- **WRITTEN PROBLEM**
An exact copy of all the data is required, with pictures left out.

- **DATA SECTION**
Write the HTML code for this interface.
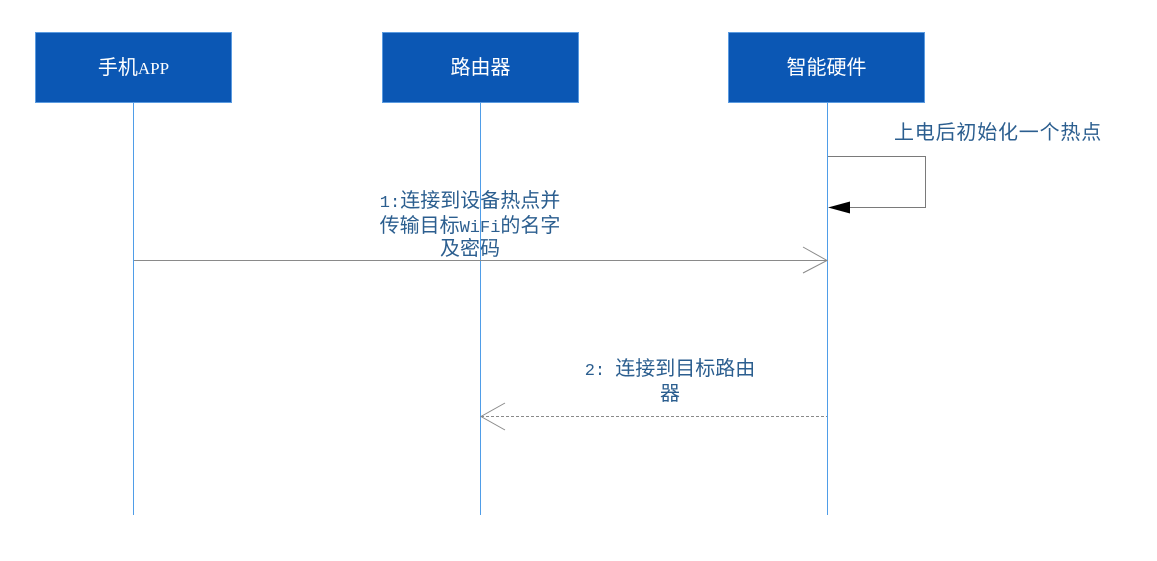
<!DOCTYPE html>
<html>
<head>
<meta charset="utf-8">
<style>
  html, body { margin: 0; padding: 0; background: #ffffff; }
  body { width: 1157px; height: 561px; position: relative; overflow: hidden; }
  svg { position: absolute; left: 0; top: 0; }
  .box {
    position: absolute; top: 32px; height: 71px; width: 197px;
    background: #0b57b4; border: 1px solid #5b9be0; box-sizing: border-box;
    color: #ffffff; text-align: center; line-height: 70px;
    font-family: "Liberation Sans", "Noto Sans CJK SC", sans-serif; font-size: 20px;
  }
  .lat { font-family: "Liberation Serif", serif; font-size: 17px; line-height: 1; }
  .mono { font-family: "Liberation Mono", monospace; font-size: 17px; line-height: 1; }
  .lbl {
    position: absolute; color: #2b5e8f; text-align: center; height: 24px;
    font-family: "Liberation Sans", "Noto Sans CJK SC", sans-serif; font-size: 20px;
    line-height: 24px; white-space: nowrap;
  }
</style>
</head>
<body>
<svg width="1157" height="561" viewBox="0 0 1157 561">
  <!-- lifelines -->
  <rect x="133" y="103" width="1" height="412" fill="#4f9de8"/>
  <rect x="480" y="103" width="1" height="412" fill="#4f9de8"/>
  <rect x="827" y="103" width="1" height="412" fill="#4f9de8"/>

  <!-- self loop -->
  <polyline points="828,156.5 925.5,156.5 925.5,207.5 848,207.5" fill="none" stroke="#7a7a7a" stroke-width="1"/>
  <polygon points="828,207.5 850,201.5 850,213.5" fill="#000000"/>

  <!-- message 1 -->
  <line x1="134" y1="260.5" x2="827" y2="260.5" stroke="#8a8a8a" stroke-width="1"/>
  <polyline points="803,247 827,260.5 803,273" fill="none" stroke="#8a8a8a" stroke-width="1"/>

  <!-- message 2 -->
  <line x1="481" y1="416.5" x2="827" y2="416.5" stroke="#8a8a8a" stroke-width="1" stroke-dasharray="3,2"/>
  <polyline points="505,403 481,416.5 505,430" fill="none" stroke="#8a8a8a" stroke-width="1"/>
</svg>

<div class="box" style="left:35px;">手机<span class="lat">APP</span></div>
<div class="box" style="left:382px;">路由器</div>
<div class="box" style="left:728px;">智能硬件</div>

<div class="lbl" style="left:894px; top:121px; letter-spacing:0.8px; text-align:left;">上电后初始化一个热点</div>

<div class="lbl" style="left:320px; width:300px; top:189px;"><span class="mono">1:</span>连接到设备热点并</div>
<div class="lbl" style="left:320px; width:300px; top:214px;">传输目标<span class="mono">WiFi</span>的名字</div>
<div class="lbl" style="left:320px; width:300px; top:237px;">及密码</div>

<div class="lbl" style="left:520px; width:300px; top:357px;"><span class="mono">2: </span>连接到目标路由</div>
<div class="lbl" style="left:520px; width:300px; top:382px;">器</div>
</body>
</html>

- **WRITTEN ANSWER**
Write the HTML code for this interface.
<!DOCTYPE html>
<html>
<head>
<meta charset="utf-8">
<style>
  html, body { margin: 0; padding: 0; background: #ffffff; }
  body { width: 1157px; height: 561px; position: relative; overflow: hidden; }
  svg { position: absolute; left: 0; top: 0; }
  .box {
    position: absolute; top: 32px; height: 71px; width: 197px;
    background: #0b57b4; border: 1px solid #5b9be0; box-sizing: border-box;
    color: #ffffff; text-align: center; line-height: 70px;
    font-family: "Liberation Sans", "Noto Sans CJK SC", sans-serif; font-size: 20px;
  }
  .lat { font-family: "Liberation Serif", serif; font-size: 17px; line-height: 1; }
  .mono { font-family: "Liberation Mono", monospace; font-size: 17px; line-height: 1; }
  .lbl {
    position: absolute; color: #2b5e8f; text-align: center; height: 24px;
    font-family: "Liberation Sans", "Noto Sans CJK SC", sans-serif; font-size: 20px;
    line-height: 24px; white-space: nowrap;
  }
</style>
</head>
<body>
<svg width="1157" height="561" viewBox="0 0 1157 561">
  <!-- lifelines -->
  <rect x="133" y="103" width="1" height="412" fill="#4f9de8"/>
  <rect x="480" y="103" width="1" height="412" fill="#4f9de8"/>
  <rect x="827" y="103" width="1" height="412" fill="#4f9de8"/>

  <!-- self loop -->
  <polyline points="828,156.5 925.5,156.5 925.5,207.5 848,207.5" fill="none" stroke="#7a7a7a" stroke-width="1"/>
  <polygon points="828,207.5 850,201.5 850,213.5" fill="#000000"/>

  <!-- message 1 -->
  <line x1="134" y1="260.5" x2="827" y2="260.5" stroke="#8a8a8a" stroke-width="1"/>
  <polyline points="803,247 827,260.5 803,273" fill="none" stroke="#8a8a8a" stroke-width="1"/>

  <!-- message 2 -->
  <line x1="481" y1="416.5" x2="827" y2="416.5" stroke="#8a8a8a" stroke-width="1" stroke-dasharray="3,2"/>
  <polyline points="505,403 481,416.5 505,430" fill="none" stroke="#8a8a8a" stroke-width="1"/>
</svg>

<div class="box" style="left:35px;">手机<span class="lat">APP</span></div>
<div class="box" style="left:382px;">路由器</div>
<div class="box" style="left:728px;">智能硬件</div>

<div class="lbl" style="left:894px; top:121px; letter-spacing:0.8px; text-align:left;">上电后初始化一个热点</div>

<div class="lbl" style="left:320px; width:300px; top:189px;"><span class="mono">1:</span>连接到设备热点并</div>
<div class="lbl" style="left:320px; width:300px; top:214px;">传输目标<span class="mono">WiFi</span>的名字</div>
<div class="lbl" style="left:320px; width:300px; top:237px;">及密码</div>

<div class="lbl" style="left:520px; width:300px; top:357px;"><span class="mono">2: </span>连接到目标路由</div>
<div class="lbl" style="left:520px; width:300px; top:382px;">器</div>
</body>
</html>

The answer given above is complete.